The restated principles governing parasitic accessorial  liability are:

  • The requisite conduct element is that D2 has encouraged or assisted the commission of the original offence by D1.
  • With regard to the conduct element, the act of assistance or encouragement may be infinitely varied. Both association and presence are likely to be relevant evidence on the question whether assistance or encouragement was provided, but neither is necessarily proof; it depends on the facts: R v Coney (1882) 8 QBD 534, 540, 558.
  • Once encouragement or assistance is proved to have been given, the prosecution does not have to go so far as to prove that it had a positive effect on D1’s conduct or on the outcome: R v Calhaem [1985] QB 808.
  • The requisite mental element is intention to assist or encourage the commission of the crime and this requires knowledge of any existing facts necessary for it to be criminal: National Coal Board v Gamble [1959] 1 QB 11.
  • If the crime requires a particular intent, D2 must intend to assist or encourage D1 to act with such intent.

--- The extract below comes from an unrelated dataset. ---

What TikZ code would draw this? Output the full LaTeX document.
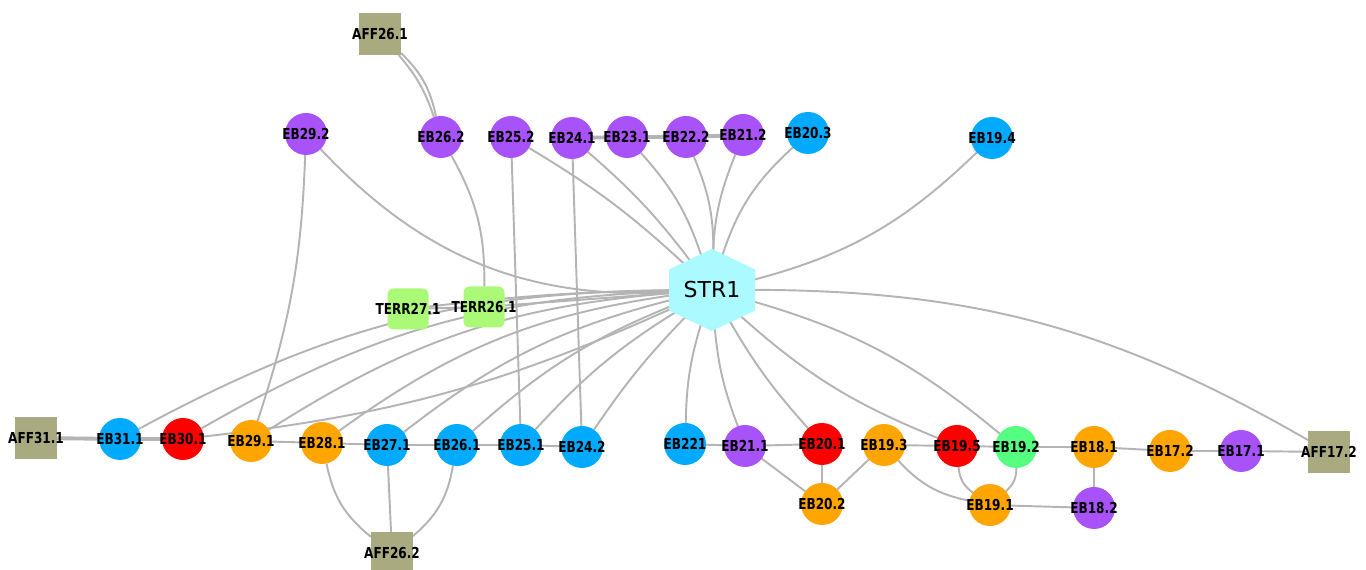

  • With regard to the mental element, the intention to assist or encourage will often be specific to a particular offence. In other cases it may not be. It is enough that the offence committed by D1 is within the range of possible offences which D2 intentionally assisted or encouraged him to commit, such as selling weapons to D1 but not caring how they are then used: Director of Public Prosecutions for Northern Ireland v Maxwell [1978] 1 WLR 1350.
  • If a person is a party to a violent attack on another, without intent to assist in the causing of death or really serious harm, but D1 escalates the violence which results in death, D2 will not be guilty of murder but guilty of manslaughter (Wesley Smith).
  • Where the offence charged does not require mens rea, the only mens rea required of the secondary party is that he intended to encourage or assist the perpetrator to do the prohibited act, with knowledge of any facts and circumstances necessary for it to be a prohibited act: National Coal Board v Gamble.
  • Liability as an accessory does not necessarily depend on there being some form of agreement between the defendants.